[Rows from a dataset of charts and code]
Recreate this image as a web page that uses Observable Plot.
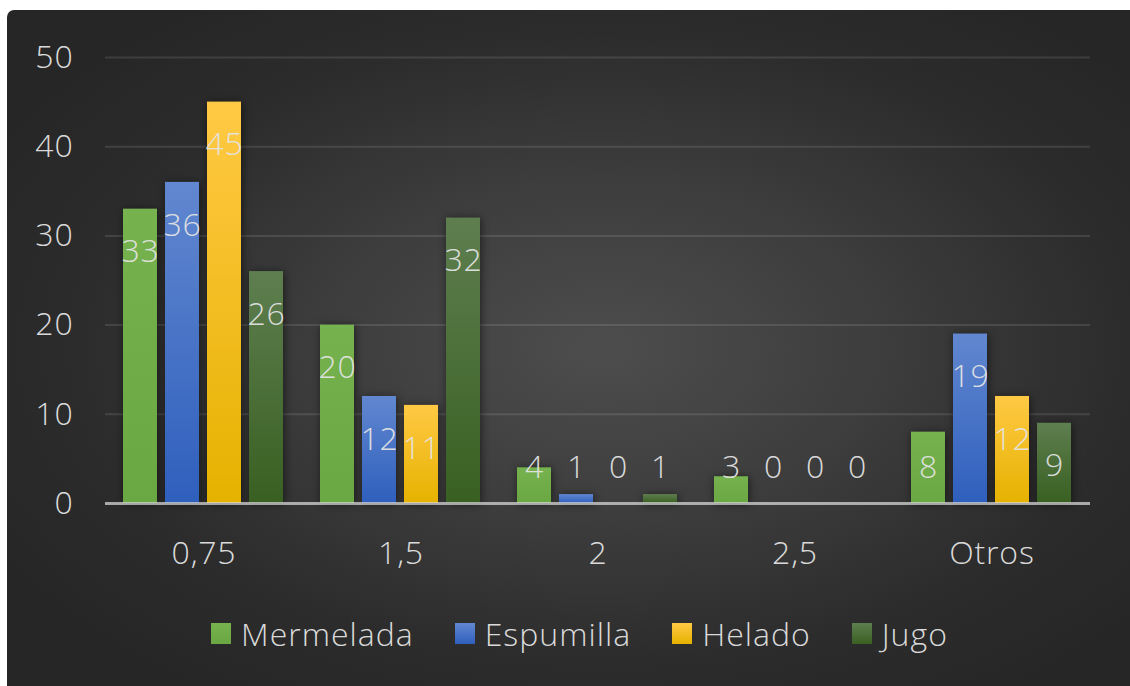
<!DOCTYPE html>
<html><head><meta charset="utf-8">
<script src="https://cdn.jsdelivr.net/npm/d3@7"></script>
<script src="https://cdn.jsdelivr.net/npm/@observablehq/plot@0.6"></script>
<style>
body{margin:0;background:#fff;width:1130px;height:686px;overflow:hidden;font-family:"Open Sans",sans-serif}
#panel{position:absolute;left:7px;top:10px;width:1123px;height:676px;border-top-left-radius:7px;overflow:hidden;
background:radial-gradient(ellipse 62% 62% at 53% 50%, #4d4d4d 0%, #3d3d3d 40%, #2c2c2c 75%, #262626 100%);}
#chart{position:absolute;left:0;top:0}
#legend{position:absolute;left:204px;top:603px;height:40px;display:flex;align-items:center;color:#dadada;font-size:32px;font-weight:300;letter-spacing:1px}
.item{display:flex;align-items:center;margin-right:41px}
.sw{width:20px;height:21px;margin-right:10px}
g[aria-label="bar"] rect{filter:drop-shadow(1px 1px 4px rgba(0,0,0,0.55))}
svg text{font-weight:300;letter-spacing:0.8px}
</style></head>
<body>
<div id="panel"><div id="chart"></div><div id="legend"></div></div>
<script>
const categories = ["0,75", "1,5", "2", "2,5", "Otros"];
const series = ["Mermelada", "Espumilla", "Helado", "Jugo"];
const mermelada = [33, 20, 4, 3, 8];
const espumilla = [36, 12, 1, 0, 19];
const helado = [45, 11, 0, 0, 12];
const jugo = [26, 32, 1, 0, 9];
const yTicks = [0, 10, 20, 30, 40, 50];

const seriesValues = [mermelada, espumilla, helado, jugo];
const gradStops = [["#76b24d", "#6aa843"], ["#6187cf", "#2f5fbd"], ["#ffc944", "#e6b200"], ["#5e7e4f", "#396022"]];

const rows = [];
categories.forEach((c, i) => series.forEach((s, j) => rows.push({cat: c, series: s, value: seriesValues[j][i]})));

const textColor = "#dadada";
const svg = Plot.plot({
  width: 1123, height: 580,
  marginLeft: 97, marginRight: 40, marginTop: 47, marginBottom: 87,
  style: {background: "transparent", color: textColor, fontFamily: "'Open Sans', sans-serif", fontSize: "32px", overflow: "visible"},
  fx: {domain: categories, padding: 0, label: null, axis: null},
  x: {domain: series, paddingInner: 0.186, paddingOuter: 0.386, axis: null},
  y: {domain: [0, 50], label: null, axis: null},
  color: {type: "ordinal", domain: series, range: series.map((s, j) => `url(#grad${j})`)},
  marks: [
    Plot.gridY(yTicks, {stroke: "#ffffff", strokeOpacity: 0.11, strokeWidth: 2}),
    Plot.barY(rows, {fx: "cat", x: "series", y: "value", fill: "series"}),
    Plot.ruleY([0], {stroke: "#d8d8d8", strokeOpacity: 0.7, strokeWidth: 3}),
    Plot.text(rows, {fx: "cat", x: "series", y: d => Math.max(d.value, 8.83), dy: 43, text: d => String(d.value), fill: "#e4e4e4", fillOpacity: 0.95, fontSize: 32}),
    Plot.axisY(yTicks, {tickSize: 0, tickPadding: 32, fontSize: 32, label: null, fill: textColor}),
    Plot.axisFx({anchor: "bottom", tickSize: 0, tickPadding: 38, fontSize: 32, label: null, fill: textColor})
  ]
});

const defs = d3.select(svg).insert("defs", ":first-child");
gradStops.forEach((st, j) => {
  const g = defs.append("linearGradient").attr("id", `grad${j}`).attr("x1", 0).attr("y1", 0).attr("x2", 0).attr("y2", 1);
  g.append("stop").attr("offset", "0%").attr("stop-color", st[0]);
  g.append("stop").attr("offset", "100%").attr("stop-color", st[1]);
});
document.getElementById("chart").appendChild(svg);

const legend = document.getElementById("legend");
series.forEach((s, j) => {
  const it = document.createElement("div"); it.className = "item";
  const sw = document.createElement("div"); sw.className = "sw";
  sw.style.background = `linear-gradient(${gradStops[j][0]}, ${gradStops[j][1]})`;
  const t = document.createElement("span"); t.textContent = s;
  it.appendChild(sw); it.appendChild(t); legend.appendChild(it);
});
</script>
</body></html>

--

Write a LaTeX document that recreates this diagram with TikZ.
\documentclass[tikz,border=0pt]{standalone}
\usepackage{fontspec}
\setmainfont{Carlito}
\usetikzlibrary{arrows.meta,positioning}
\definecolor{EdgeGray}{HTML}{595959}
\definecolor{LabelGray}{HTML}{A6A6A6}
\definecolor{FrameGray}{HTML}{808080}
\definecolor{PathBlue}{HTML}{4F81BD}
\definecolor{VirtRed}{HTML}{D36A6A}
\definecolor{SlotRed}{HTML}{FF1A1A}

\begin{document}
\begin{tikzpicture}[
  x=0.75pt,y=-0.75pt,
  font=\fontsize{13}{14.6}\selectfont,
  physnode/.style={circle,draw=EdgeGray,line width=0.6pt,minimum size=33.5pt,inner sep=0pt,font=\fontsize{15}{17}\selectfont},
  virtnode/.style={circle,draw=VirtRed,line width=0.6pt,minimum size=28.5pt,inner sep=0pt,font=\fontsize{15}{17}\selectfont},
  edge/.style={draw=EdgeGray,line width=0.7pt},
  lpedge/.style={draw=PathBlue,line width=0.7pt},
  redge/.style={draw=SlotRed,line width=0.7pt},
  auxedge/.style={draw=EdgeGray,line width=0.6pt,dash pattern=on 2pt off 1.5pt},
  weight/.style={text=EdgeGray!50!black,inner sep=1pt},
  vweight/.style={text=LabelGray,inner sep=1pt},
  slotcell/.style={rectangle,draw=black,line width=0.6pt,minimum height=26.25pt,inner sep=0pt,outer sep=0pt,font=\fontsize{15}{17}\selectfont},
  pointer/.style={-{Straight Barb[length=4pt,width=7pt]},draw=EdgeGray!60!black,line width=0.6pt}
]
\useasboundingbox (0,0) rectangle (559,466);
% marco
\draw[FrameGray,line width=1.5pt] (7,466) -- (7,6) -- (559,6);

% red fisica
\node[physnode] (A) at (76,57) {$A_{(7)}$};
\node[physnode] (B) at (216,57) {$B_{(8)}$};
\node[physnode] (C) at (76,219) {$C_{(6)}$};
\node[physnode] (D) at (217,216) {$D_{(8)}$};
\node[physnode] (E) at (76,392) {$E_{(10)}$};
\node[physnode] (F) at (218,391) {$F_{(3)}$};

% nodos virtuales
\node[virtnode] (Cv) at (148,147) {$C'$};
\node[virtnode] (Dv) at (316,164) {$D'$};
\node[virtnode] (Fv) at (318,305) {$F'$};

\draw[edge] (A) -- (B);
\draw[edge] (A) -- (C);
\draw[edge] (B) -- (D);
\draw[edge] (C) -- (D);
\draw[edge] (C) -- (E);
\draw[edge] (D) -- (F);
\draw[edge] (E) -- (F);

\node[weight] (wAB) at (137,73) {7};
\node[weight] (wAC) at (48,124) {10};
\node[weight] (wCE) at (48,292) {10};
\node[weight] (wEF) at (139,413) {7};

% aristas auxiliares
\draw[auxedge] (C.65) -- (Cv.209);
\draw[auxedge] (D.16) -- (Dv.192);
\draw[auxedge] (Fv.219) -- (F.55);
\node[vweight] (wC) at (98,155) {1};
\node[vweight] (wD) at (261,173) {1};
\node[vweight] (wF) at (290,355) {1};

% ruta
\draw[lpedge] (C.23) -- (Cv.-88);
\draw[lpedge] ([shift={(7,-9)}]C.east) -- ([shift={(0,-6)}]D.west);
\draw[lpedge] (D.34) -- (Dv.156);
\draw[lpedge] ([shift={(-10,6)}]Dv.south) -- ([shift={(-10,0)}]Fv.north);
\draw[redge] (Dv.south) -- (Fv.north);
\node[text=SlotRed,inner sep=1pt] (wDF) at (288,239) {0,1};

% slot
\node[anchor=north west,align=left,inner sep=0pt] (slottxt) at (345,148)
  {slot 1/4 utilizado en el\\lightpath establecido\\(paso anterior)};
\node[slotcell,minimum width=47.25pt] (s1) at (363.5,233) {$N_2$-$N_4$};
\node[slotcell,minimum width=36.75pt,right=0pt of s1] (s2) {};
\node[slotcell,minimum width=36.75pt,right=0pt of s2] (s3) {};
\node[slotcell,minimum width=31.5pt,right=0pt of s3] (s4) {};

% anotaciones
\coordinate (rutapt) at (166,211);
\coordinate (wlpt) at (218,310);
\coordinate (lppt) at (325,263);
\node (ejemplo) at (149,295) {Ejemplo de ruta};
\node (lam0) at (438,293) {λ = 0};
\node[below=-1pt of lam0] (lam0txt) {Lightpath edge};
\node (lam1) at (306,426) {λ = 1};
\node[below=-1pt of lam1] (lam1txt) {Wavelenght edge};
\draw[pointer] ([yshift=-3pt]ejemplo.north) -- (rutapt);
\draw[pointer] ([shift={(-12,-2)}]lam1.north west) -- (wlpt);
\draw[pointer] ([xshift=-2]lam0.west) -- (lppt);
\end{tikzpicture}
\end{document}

[PROBLEM TO WORK ON]
Pick out the lines above containing the word "this", then copy them.

[REPLY]
Recreate this image as a web page that uses Observable Plot.
Write a LaTeX document that recreates this diagram with TikZ.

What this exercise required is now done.